---- Data lines
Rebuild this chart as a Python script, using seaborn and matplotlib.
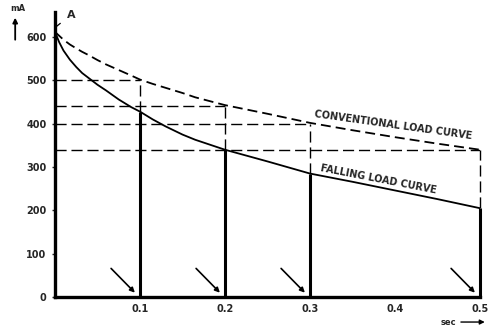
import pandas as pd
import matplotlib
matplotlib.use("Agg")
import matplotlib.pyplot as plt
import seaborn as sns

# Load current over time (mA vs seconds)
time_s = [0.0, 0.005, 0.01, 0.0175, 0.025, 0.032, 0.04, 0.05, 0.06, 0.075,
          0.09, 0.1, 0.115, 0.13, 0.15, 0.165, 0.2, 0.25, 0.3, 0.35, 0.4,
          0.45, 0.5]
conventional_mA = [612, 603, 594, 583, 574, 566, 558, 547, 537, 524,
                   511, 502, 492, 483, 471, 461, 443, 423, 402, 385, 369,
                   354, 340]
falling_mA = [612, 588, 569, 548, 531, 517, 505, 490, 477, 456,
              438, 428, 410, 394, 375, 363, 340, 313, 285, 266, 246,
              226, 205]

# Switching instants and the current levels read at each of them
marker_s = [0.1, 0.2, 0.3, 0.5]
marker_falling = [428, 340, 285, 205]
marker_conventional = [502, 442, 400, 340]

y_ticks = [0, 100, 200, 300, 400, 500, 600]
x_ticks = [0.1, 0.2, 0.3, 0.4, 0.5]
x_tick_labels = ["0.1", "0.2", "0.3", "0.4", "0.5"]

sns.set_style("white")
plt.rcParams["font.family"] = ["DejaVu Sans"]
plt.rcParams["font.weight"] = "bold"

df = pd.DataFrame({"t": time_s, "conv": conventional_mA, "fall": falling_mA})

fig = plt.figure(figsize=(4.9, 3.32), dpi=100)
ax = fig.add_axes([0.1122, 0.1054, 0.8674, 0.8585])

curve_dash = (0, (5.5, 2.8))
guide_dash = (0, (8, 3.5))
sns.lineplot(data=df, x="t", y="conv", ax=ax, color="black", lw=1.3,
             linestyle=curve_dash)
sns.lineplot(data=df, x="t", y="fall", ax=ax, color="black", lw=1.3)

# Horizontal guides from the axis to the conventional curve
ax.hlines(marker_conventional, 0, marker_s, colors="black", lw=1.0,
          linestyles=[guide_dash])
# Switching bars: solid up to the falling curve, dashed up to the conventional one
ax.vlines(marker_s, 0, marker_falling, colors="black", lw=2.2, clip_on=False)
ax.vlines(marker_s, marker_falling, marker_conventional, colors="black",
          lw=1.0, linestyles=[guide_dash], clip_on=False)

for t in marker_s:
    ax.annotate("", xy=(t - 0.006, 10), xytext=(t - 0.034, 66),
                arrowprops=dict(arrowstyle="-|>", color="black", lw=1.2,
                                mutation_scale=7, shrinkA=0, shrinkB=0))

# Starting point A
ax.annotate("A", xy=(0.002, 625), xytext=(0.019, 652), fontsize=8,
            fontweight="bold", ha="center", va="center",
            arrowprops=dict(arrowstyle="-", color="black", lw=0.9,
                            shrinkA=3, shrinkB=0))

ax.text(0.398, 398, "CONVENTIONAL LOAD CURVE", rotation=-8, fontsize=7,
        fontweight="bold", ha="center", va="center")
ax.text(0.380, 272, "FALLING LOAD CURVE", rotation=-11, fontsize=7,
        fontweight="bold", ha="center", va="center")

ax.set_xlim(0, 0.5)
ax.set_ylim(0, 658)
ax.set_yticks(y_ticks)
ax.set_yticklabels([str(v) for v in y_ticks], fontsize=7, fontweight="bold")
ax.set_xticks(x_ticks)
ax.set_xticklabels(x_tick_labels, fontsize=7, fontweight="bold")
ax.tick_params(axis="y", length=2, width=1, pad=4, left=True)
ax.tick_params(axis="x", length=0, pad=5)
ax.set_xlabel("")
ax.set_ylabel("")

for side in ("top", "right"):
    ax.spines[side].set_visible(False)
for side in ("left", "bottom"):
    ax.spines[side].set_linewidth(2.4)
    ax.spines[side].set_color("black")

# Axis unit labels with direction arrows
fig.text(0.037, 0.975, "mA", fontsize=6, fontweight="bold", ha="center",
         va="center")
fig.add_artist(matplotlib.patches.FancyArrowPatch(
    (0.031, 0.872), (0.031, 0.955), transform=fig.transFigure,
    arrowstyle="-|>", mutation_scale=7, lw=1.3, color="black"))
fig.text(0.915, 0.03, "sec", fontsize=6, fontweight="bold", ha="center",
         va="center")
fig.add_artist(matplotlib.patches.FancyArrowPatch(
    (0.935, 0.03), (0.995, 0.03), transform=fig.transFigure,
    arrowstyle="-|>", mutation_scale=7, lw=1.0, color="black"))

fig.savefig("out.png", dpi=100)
--------
> _Request_
Pictures stay out. Print the data exactly, from its first line through the line containing "import seaborn as sns".

> _Response for this exercise_
Rebuild this chart as a Python script, using seaborn and matplotlib.
import pandas as pd
import matplotlib
matplotlib.use("Agg")
import matplotlib.pyplot as plt
import seaborn as sns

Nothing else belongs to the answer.